YOUR OBJECTIVE.
Retype verbatim only the lines below, starting at the one that contains "Write the SVG code for this diagram." and ending at the one that contains "a ) 空队列</text>". Pictures are excluded from the copy.

EXTRACTED MATERIAL.
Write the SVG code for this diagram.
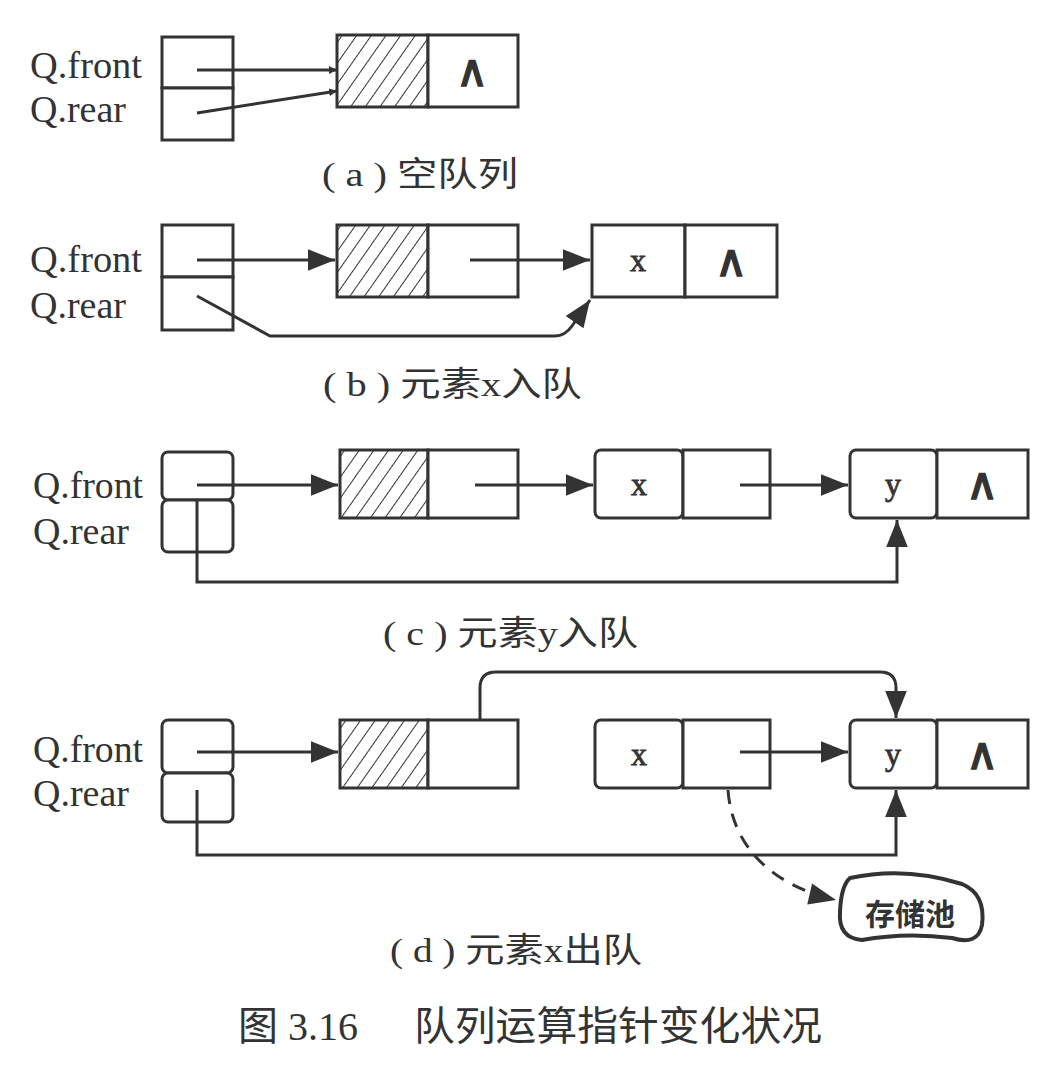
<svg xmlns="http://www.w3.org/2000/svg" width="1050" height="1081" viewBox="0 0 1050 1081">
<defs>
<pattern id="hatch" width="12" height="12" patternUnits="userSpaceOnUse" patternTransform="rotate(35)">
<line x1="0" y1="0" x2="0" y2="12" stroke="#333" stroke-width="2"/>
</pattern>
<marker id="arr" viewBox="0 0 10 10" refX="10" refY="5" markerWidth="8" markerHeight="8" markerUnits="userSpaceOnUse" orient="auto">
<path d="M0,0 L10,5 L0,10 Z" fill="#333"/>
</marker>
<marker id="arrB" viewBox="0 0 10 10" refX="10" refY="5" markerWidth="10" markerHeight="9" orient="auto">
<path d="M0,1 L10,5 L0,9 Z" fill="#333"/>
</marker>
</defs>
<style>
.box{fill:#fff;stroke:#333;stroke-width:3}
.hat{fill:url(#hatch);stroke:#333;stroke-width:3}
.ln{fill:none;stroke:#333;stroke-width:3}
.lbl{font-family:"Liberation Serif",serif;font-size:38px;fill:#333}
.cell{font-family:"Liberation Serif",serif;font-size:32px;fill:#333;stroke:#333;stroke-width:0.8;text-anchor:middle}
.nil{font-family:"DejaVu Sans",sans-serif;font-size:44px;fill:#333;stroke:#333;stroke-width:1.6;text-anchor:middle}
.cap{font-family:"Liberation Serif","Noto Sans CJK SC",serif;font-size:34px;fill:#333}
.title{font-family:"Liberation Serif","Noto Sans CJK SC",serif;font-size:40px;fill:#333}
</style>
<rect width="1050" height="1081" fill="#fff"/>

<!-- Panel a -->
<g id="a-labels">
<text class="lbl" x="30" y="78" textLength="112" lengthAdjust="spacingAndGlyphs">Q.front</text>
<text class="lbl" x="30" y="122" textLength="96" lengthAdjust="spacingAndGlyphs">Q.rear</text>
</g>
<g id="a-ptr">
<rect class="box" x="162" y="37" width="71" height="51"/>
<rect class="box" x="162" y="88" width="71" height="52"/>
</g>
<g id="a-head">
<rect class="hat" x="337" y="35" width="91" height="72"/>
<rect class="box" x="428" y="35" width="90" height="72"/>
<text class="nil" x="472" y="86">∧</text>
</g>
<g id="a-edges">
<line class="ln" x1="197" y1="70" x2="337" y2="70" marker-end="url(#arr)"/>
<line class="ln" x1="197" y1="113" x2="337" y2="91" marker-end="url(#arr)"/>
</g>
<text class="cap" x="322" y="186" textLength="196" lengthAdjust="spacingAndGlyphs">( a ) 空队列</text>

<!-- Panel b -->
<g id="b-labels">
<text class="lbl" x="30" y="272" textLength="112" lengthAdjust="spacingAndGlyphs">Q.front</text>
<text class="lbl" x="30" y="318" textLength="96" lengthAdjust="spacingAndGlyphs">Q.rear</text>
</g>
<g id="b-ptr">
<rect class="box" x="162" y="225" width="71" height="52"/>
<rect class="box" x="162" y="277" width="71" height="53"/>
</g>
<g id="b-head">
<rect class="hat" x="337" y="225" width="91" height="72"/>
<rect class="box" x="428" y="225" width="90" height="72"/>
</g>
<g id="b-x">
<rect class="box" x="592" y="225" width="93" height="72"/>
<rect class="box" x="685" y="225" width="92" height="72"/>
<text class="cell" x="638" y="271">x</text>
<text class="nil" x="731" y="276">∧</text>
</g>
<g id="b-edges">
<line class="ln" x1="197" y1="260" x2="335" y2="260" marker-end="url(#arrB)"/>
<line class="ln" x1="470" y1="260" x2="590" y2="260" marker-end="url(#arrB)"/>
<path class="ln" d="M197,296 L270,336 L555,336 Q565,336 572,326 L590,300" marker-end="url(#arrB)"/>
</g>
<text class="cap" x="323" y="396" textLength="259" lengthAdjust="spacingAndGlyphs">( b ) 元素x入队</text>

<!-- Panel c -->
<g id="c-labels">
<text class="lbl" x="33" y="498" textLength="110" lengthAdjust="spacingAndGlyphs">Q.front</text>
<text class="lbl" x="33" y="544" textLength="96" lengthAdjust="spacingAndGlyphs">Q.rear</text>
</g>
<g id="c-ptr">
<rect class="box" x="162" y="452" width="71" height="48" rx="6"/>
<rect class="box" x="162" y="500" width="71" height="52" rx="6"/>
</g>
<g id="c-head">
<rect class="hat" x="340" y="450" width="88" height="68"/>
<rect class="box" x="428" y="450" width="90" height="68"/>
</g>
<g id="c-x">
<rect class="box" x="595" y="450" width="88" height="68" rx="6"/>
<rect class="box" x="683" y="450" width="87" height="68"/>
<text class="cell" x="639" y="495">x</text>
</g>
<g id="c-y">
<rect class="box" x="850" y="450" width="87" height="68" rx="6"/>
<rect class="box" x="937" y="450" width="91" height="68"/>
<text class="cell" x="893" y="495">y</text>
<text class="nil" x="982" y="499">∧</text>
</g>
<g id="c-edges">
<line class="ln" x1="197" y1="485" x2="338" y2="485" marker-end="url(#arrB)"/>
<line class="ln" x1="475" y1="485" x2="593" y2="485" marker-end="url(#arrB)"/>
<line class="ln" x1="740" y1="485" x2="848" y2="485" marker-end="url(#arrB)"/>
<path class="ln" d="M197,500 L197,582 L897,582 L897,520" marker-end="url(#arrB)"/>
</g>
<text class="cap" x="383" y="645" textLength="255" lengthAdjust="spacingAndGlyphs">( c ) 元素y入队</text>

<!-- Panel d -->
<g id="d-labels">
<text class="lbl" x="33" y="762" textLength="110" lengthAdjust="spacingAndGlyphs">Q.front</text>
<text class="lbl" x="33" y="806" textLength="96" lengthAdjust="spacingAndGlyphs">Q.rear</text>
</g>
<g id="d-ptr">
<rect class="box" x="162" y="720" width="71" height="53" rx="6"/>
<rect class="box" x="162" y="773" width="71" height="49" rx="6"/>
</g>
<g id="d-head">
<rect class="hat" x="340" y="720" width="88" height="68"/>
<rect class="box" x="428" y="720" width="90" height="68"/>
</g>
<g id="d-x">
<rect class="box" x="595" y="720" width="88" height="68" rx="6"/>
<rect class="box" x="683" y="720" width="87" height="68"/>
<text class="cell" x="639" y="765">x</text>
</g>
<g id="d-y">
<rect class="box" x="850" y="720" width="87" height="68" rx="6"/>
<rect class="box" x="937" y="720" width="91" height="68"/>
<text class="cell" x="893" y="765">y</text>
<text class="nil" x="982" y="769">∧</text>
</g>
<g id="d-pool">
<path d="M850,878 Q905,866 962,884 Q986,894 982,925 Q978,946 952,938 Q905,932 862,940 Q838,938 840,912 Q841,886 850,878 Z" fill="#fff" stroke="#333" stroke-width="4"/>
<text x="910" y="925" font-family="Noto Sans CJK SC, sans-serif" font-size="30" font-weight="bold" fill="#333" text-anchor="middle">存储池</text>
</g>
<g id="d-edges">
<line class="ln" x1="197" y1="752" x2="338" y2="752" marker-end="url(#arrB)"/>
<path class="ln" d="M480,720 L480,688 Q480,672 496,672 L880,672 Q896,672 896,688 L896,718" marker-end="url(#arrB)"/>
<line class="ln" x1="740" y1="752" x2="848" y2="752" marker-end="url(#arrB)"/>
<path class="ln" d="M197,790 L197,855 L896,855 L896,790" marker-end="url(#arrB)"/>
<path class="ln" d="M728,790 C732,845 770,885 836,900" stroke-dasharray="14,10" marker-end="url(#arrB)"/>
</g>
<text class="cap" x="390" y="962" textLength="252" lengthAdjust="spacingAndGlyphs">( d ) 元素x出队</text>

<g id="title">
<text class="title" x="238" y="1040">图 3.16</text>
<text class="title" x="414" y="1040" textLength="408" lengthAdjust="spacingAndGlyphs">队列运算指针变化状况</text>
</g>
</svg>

* * *

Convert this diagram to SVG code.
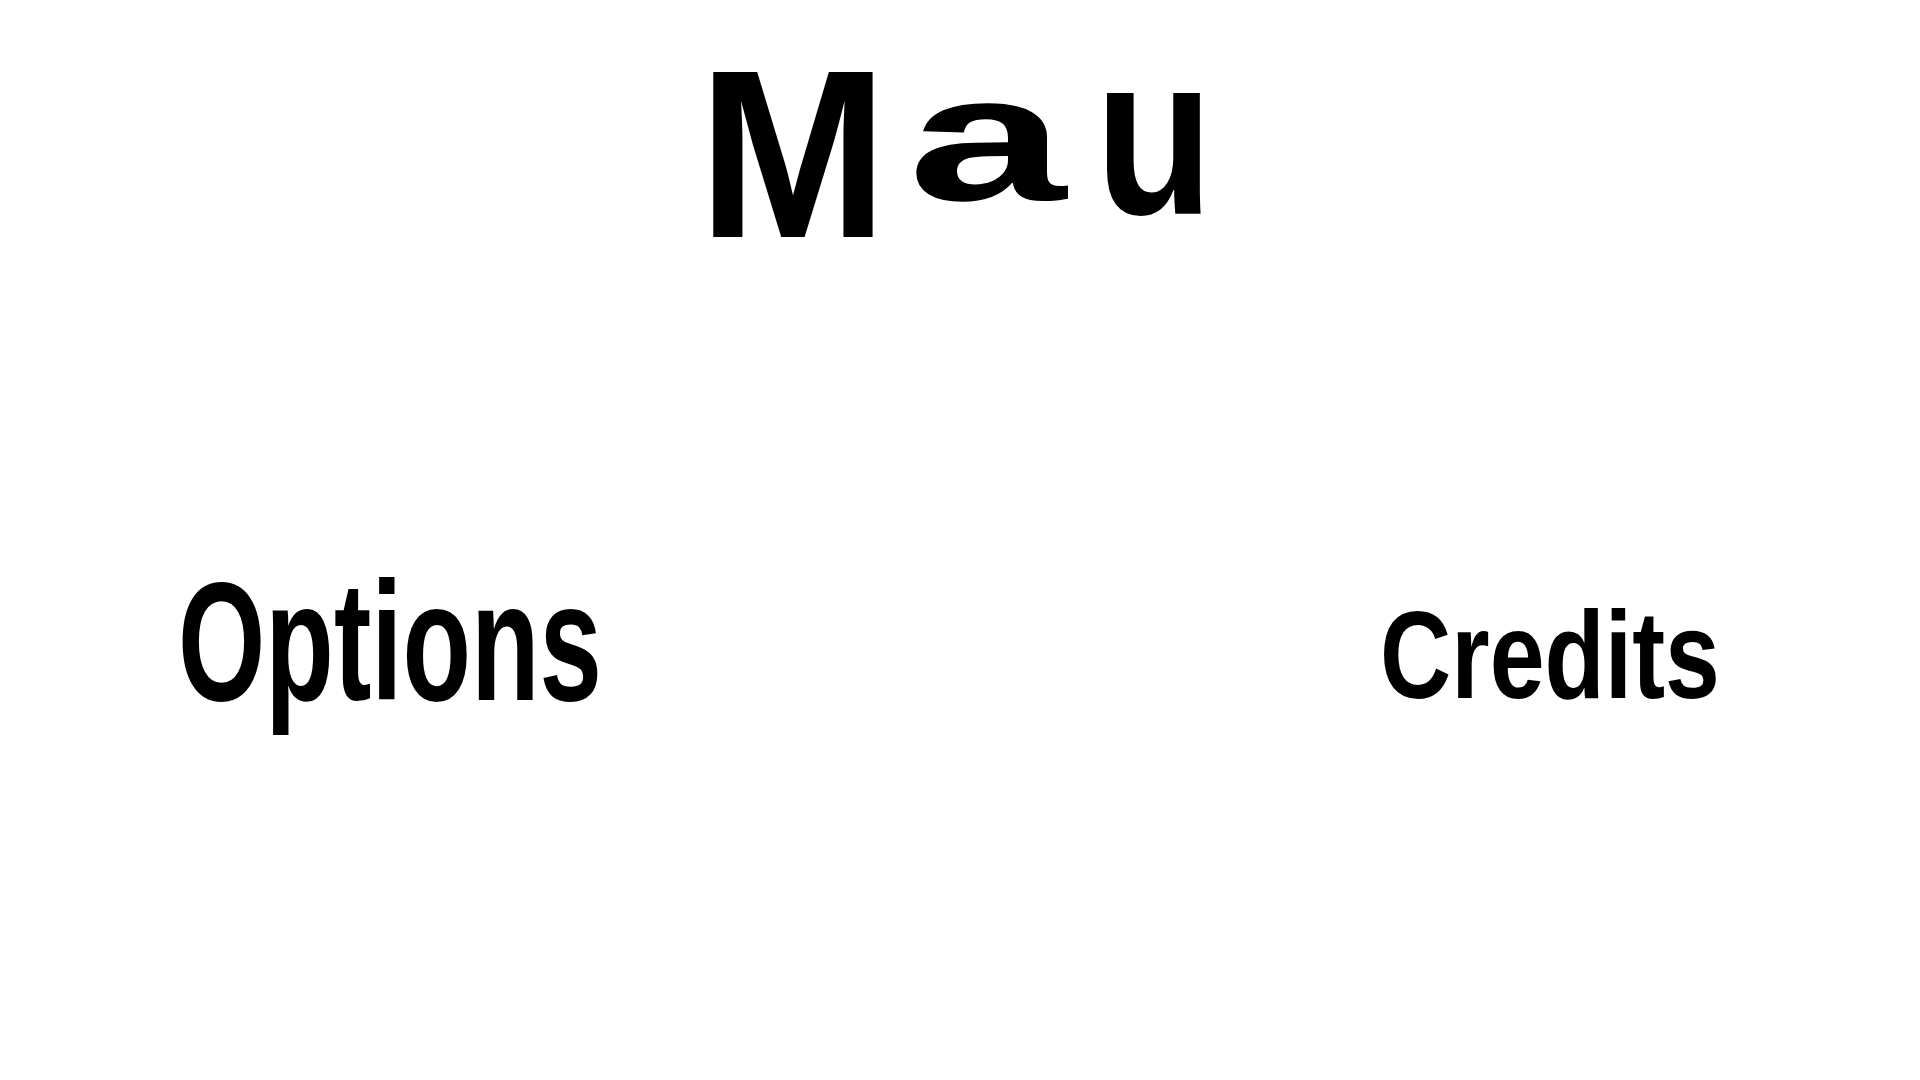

---

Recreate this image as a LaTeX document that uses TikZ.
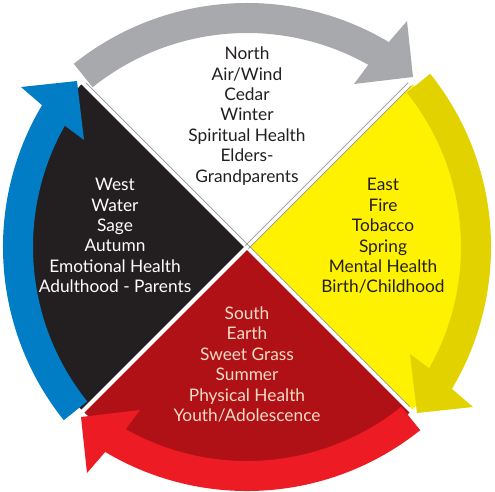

THE COMPLETED TASK.
Write the SVG code for this diagram.
<svg xmlns="http://www.w3.org/2000/svg" width="1050" height="1081" viewBox="0 0 1050 1081">
<defs>
<pattern id="hatch" width="12" height="12" patternUnits="userSpaceOnUse" patternTransform="rotate(35)">
<line x1="0" y1="0" x2="0" y2="12" stroke="#333" stroke-width="2"/>
</pattern>
<marker id="arr" viewBox="0 0 10 10" refX="10" refY="5" markerWidth="8" markerHeight="8" markerUnits="userSpaceOnUse" orient="auto">
<path d="M0,0 L10,5 L0,10 Z" fill="#333"/>
</marker>
<marker id="arrB" viewBox="0 0 10 10" refX="10" refY="5" markerWidth="10" markerHeight="9" orient="auto">
<path d="M0,1 L10,5 L0,9 Z" fill="#333"/>
</marker>
</defs>
<style>
.box{fill:#fff;stroke:#333;stroke-width:3}
.hat{fill:url(#hatch);stroke:#333;stroke-width:3}
.ln{fill:none;stroke:#333;stroke-width:3}
.lbl{font-family:"Liberation Serif",serif;font-size:38px;fill:#333}
.cell{font-family:"Liberation Serif",serif;font-size:32px;fill:#333;stroke:#333;stroke-width:0.8;text-anchor:middle}
.nil{font-family:"DejaVu Sans",sans-serif;font-size:44px;fill:#333;stroke:#333;stroke-width:1.6;text-anchor:middle}
.cap{font-family:"Liberation Serif","Noto Sans CJK SC",serif;font-size:34px;fill:#333}
.title{font-family:"Liberation Serif","Noto Sans CJK SC",serif;font-size:40px;fill:#333}
</style>
<rect width="1050" height="1081" fill="#fff"/>

<!-- Panel a -->
<g id="a-labels">
<text class="lbl" x="30" y="78" textLength="112" lengthAdjust="spacingAndGlyphs">Q.front</text>
<text class="lbl" x="30" y="122" textLength="96" lengthAdjust="spacingAndGlyphs">Q.rear</text>
</g>
<g id="a-ptr">
<rect class="box" x="162" y="37" width="71" height="51"/>
<rect class="box" x="162" y="88" width="71" height="52"/>
</g>
<g id="a-head">
<rect class="hat" x="337" y="35" width="91" height="72"/>
<rect class="box" x="428" y="35" width="90" height="72"/>
<text class="nil" x="472" y="86">∧</text>
</g>
<g id="a-edges">
<line class="ln" x1="197" y1="70" x2="337" y2="70" marker-end="url(#arr)"/>
<line class="ln" x1="197" y1="113" x2="337" y2="91" marker-end="url(#arr)"/>
</g>
<text class="cap" x="322" y="186" textLength="196" lengthAdjust="spacingAndGlyphs">( a ) 空队列</text>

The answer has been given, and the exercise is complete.